## What you will do
Leave out the pictures and set down exactly the lines from the start of the listing through the one with "const ink = '#111'", both included.

+++

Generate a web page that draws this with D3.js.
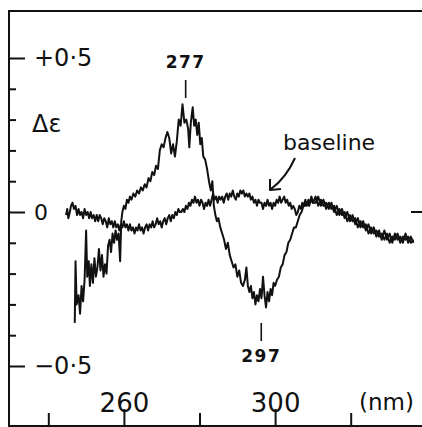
<!DOCTYPE html>
<html>
<head>
<meta charset="utf-8">
<script src="https://cdn.jsdelivr.net/npm/d3@7"></script>
<style>
  body { margin: 0; background: #fff; }
  text { font-family: "DejaVu Sans", sans-serif; fill: #111; }
</style>
</head>
<body>
<svg id="chart" width="422" height="427"></svg>
<script>
const svgEl = document.getElementById('chart')
const width = +svgEl.getAttribute('width')
const height = +svgEl.getAttribute('height')
const svg = d3.select('#chart')
const ink = '#111'

// CD trace of the sample, [wavelength nm, delta epsilon]
const sample = [
  [247.0,-0.36],[247.2,-0.16],[247.5,-0.30],[248.0,-0.27],[248.4,-0.33],[248.8,-0.24],[249.2,-0.29],[249.6,-0.22],
  [250.0,-0.06],[250.3,-0.21],[250.7,-0.16],[251.0,-0.24],[251.4,-0.17],[251.8,-0.23],[252.2,-0.15],[252.6,-0.21],
  [253.0,-0.18],[253.4,-0.12],[253.8,-0.19],[254.2,-0.14],[254.6,-0.21],[255.0,-0.17],[255.4,-0.20],[255.8,-0.11],
  [256.2,-0.09],[256.6,-0.13],[257.0,-0.07],[257.4,-0.10],[257.8,-0.06],[258.2,-0.09],[258.6,-0.07],[259.0,-0.16],
  [259.3,-0.03],[259.6,0.00],[260.0,0.02],[260.4,0.01],[260.8,0.04],[261.2,0.03],[261.6,0.05],[262.0,0.04],
  [262.5,0.06],[263.0,0.05],[263.5,0.07],[264.0,0.06],[264.5,0.08],[265.0,0.07],[265.5,0.09],[266.0,0.08],
  [266.5,0.11],[267.0,0.10],[267.5,0.13],[268.0,0.12],[268.5,0.15],[269.0,0.14],[269.5,0.20],[270.0,0.22],
  [270.5,0.21],[271.0,0.24],[271.5,0.26],[272.0,0.24],[272.5,0.19],[273.0,0.22],[273.5,0.18],[274.0,0.23],
  [274.5,0.30],[275.0,0.28],[275.5,0.35],[276.0,0.29],[276.5,0.30],[277.0,0.27],[277.3,0.21],[277.7,0.29],
  [278.2,0.34],[278.6,0.28],[279.0,0.30],[279.4,0.25],[279.8,0.29],[280.2,0.22],[280.6,0.24],[281.0,0.18],
  [281.5,0.17],[282.0,0.14],[282.5,0.10],[283.0,0.07],[283.4,0.10],[283.8,0.02],[284.2,-0.01],[284.6,-0.03],
  [285.0,-0.02],[285.5,-0.05],[286.0,-0.07],[286.5,-0.09],[287.0,-0.12],[287.5,-0.10],[288.0,-0.14],[288.5,-0.16],
  [289.0,-0.18],[289.5,-0.17],[290.0,-0.21],[290.5,-0.19],[291.0,-0.23],[291.5,-0.24],[292.0,-0.22],[292.4,-0.18],
  [292.8,-0.24],[293.2,-0.26],[293.6,-0.24],[294.0,-0.28],[294.4,-0.26],[294.8,-0.30],[295.2,-0.27],[295.6,-0.29],
  [296.0,-0.25],[296.4,-0.28],[296.8,-0.21],[297.2,-0.27],[297.6,-0.31],[298.0,-0.26],[298.4,-0.29],[298.8,-0.25],
  [299.2,-0.27],[299.6,-0.23],[300.0,-0.24],[300.5,-0.22],[301.0,-0.21],[301.5,-0.18],[302.0,-0.17],[302.5,-0.14],
  [303.0,-0.13],[303.5,-0.10],[304.0,-0.09],[304.5,-0.07],[305.0,-0.05],[305.5,-0.05],[306.0,-0.03],[306.5,-0.01],
  [307.0,0.00],[307.5,0.02],[308.0,0.02],[308.5,0.03],[309.0,0.02],[309.5,0.04],[310.0,0.03],[310.7,0.05],
  [311.4,0.02],[312.1,0.04],[312.8,0.02],[313.5,0.03],[314.2,0.01],[314.9,0.03],[315.6,0.00],[316.3,0.02],
  [317.0,-0.01],[317.7,0.01],[318.4,-0.02],[319.1,0.00],[319.8,-0.03],[320.5,-0.01],[321.2,-0.04],[321.9,-0.02],
  [322.6,-0.05],[323.3,-0.03],[324.0,-0.06],[324.7,-0.04],[325.4,-0.07],[326.1,-0.05],[326.8,-0.08],[327.5,-0.06],
  [328.2,-0.09],[328.9,-0.06],[329.6,-0.09],[330.3,-0.07],[331.0,-0.10],[331.7,-0.07],[332.4,-0.09],[333.1,-0.08],
  [333.8,-0.10],[334.5,-0.07],[335.2,-0.10],[335.9,-0.08],[336.6,-0.10]
]

// baseline trace, [wavelength nm, delta epsilon]
const baseline = [
  [244.7,-0.01],[245.0,0.01],[245.3,-0.02],[245.7,0.00],[246.0,0.02],[246.4,0.03],[246.8,0.01],[247.2,0.02],
  [247.6,-0.01],[248.0,0.01],[248.4,-0.01],[248.8,0.00],[249.2,-0.02],[249.6,0.01],[250.0,-0.01],[250.4,0.00],
  [250.8,-0.02],[251.2,0.00],[251.6,-0.02],[252.0,-0.01],[252.4,-0.03],[252.8,-0.01],[253.2,-0.03],[253.6,-0.01],
  [254.0,-0.02],[254.4,-0.04],[254.8,-0.02],[255.2,-0.03],[255.6,-0.05],[256.0,-0.02],[256.4,-0.04],[256.8,-0.03],
  [257.2,-0.05],[257.6,-0.03],[258.0,-0.05],[258.4,-0.04],[258.8,-0.06],[259.2,-0.04],[259.6,-0.05],[260.0,-0.03],
  [260.4,-0.05],[260.8,-0.04],[261.2,-0.06],[261.6,-0.04],[262.0,-0.06],[262.4,-0.05],[262.8,-0.07],[263.2,-0.05],
  [263.6,-0.06],[264.0,-0.04],[264.4,-0.06],[264.8,-0.05],[265.2,-0.07],[265.6,-0.05],[266.0,-0.04],[266.4,-0.06],
  [266.8,-0.04],[267.2,-0.05],[267.6,-0.03],[268.0,-0.05],[268.4,-0.04],[268.8,-0.02],[269.2,-0.04],[269.6,-0.03],
  [270.0,-0.05],[270.4,-0.03],[270.8,-0.02],[271.2,-0.04],[271.6,-0.02],[272.0,-0.01],[272.4,-0.03],[272.8,-0.01],
  [273.2,-0.02],[273.6,0.00],[274.0,-0.01],[274.4,0.01],[274.8,0.00],[275.2,0.00],[275.6,0.01],[276.0,0.00],
  [276.4,0.02],[276.8,0.01],[277.2,0.03],[277.6,0.02],[278.0,0.04],[278.4,0.03],[278.8,0.05],[279.2,0.03],
  [279.6,0.04],[280.0,0.02],[280.4,0.04],[280.8,0.03],[281.2,0.01],[281.6,0.03],[282.0,0.02],[282.4,0.04],
  [282.8,0.02],[283.2,0.04],[283.6,0.06],[284.0,0.04],[284.4,0.05],[284.8,0.03],[285.2,0.05],[285.6,0.04],
  [286.0,0.05],[286.4,0.03],[286.8,0.05],[287.2,0.06],[287.6,0.04],[288.0,0.06],[288.4,0.05],[288.8,0.07],
  [289.2,0.05],[289.6,0.04],[290.0,0.06],[290.4,0.05],[290.8,0.07],[291.2,0.06],[291.6,0.07],[292.0,0.05],
  [292.4,0.06],[292.8,0.05],[293.2,0.06],[293.6,0.04],[294.0,0.05],[294.4,0.03],[294.8,0.04],[295.2,0.02],
  [295.6,0.04],[296.0,0.03],[296.4,0.03],[296.8,0.01],[297.2,0.03],[297.6,0.02],[298.0,0.04],[298.4,0.02],
  [298.8,0.03],[299.2,0.01],[299.6,0.03],[300.0,0.02],[300.4,0.04],[300.8,0.03],[301.2,0.05],[301.6,0.03],
  [302.0,0.04],[302.4,0.05],[302.8,0.03],[303.2,0.04],[303.6,0.02],[304.0,0.03],[304.4,0.01],[304.8,0.02],
  [305.2,0.01],[305.6,-0.01],[306.0,0.00],[306.4,0.02],[306.8,0.01],[307.2,0.03],[307.6,0.02],[308.0,0.04],
  [308.4,0.02],[308.8,0.04],[309.2,0.03],[309.6,0.05],[310.0,0.03],[310.7,0.03],[311.4,0.05],[312.1,0.02],
  [312.8,0.04],[313.5,0.01],[314.2,0.03],[314.9,0.01],[315.6,0.02],[316.3,-0.01],[317.0,0.01],[317.7,-0.01],
  [318.4,0.00],[319.1,-0.03],[319.8,-0.01],[320.5,-0.03],[321.2,-0.02],[321.9,-0.05],[322.6,-0.03],[323.3,-0.05],
  [324.0,-0.04],[324.7,-0.07],[325.4,-0.05],[326.1,-0.07],[326.8,-0.06],[327.5,-0.08],[328.2,-0.07],[328.9,-0.09],
  [329.6,-0.07],[330.3,-0.10],[331.0,-0.08],[331.7,-0.09],[332.4,-0.07],[333.1,-0.10],[333.8,-0.08],[334.5,-0.09],
  [335.2,-0.08],[335.9,-0.10],[336.6,-0.09]
]

const yMajor = [0.5, 0, -0.5]
const yMajorLabels = ['+0·5', '0', '−0·5']
const yMinor = [0.4, 0.3, 0.2, 0.1, -0.1, -0.2, -0.3, -0.4]
const xMajor = [260, 300]
const xMinor = [240, 280, 320]
const peaks = [[277, '277', 'up'], [297, '297', 'down']]

const xScale = d3.scaleLinear()
  .domain([229.6, 340])
  .range([9, 426.3])

const yScale = d3.scaleLinear()
  .domain([-0.5, 0.5])
  .range([366, 58])

const frameLeft = 9, frameTop = 11, frameBottom = 426

// frame
svg.append('path')
  .attr('d', `M${width},${frameTop} H${frameLeft} V${height} M${frameLeft},${frameBottom} H${width}`)
  .attr('fill', 'none')
  .attr('stroke', ink)
  .attr('stroke-width', 2)

// y ticks point inward from the left edge
const yAxisMajor = d3.axisRight(yScale)
  .tickValues(yMajor)
  .tickSize(16)
  .tickPadding(9)
  .tickFormat((d, i) => yMajorLabels[i])

svg.append('g')
  .attr('transform', `translate(${frameLeft},0)`)
  .call(yAxisMajor)
  .call(g => g.select('.domain').remove())
  .call(g => g.selectAll('.tick line').attr('stroke', ink).attr('stroke-width', 2))
  .call(g => g.selectAll('.tick text')
    .attr('font-family', 'DejaVu Sans')
    .attr('font-size', d => d === 0 ? 22 : 24)
    .attr('fill', ink))

svg.append('g')
  .attr('transform', `translate(${frameLeft},0)`)
  .call(d3.axisRight(yScale).tickValues(yMinor).tickSize(7).tickFormat(''))
  .call(g => g.select('.domain').remove())
  .call(g => g.selectAll('.tick line').attr('stroke', ink).attr('stroke-width', 2))

// right-hand zero tick
svg.append('line')
  .attr('x1', 411).attr('x2', width)
  .attr('y1', yScale(0)).attr('y2', yScale(0))
  .attr('stroke', ink).attr('stroke-width', 2)

// x ticks point up from the bottom edge
svg.append('g')
  .attr('transform', `translate(0,${frameBottom})`)
  .call(d3.axisTop(xScale).tickValues(xMajor).tickSize(17).tickPadding(-3))
  .call(g => g.select('.domain').remove())
  .call(g => g.selectAll('.tick line').attr('stroke', ink).attr('stroke-width', 2))
  .call(g => g.selectAll('.tick text')
    .attr('font-family', 'DejaVu Sans')
    .attr('font-size', 26)
    .attr('fill', ink))

svg.append('g')
  .attr('transform', `translate(0,${frameBottom})`)
  .call(d3.axisTop(xScale).tickValues(xMinor).tickSize(13).tickFormat(''))
  .call(g => g.select('.domain').remove())
  .call(g => g.selectAll('.tick line').attr('stroke', ink).attr('stroke-width', 2))

svg.append('text')
  .attr('x', 359).attr('y', 410)
  .attr('font-size', 23)
  .text('(nm)')

svg.append('text')
  .attr('x', 32).attr('y', 132)
  .attr('font-size', 24)
  .text('Δε')

// traces
const line = d3.line()
  .x(d => xScale(d[0]))
  .y(d => yScale(d[1]))

svg.selectAll('path.trace')
  .data([sample, baseline])
  .enter()
  .append('path')
  .attr('class', 'trace')
  .attr('d', line)
  .attr('fill', 'none')
  .attr('stroke', ink)
  .attr('stroke-width', 2)
  .attr('stroke-linejoin', 'round')

// peak markers
peaks.forEach(([nm, label, dir]) => {
  const x = xScale(nm) - 2.5
  if (dir === 'up') {
    svg.append('line').attr('x1', x).attr('x2', x).attr('y1', 80).attr('y2', 98)
      .attr('stroke', ink).attr('stroke-width', 1.6)
    svg.append('text').attr('x', x).attr('y', 68)
      .attr('text-anchor', 'middle').attr('font-size', 17).attr('font-weight', 'bold')
      .attr('letter-spacing', 1.5).text(label)
  } else {
    svg.append('line').attr('x1', x).attr('x2', x).attr('y1', 323).attr('y2', 341)
      .attr('stroke', ink).attr('stroke-width', 1.6)
    svg.append('text').attr('x', x).attr('y', 362)
      .attr('text-anchor', 'middle').attr('font-size', 17).attr('font-weight', 'bold')
      .attr('letter-spacing', 1.5).text(label)
  }
})

// baseline label with arrow
svg.append('text')
  .attr('x', 283).attr('y', 150)
  .attr('font-size', 22)
  .text('baseline')

svg.append('path')
  .attr('d', 'M295,158 Q286,178 271,189')
  .attr('fill', 'none').attr('stroke', ink).attr('stroke-width', 2)

svg.append('path')
  .attr('d', 'M270,179 L270,190 L281,189')
  .attr('fill', 'none').attr('stroke', ink).attr('stroke-width', 2)
  .attr('stroke-linejoin', 'round')
</script>
</body>
</html>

+++

## Task response
Generate a web page that draws this with D3.js.
<!DOCTYPE html>
<html>
<head>
<meta charset="utf-8">
<script src="https://cdn.jsdelivr.net/npm/d3@7"></script>
<style>
  body { margin: 0; background: #fff; }
  text { font-family: "DejaVu Sans", sans-serif; fill: #111; }
</style>
</head>
<body>
<svg id="chart" width="422" height="427"></svg>
<script>
const svgEl = document.getElementById('chart')
const width = +svgEl.getAttribute('width')
const height = +svgEl.getAttribute('height')
const svg = d3.select('#chart')
const ink = '#111'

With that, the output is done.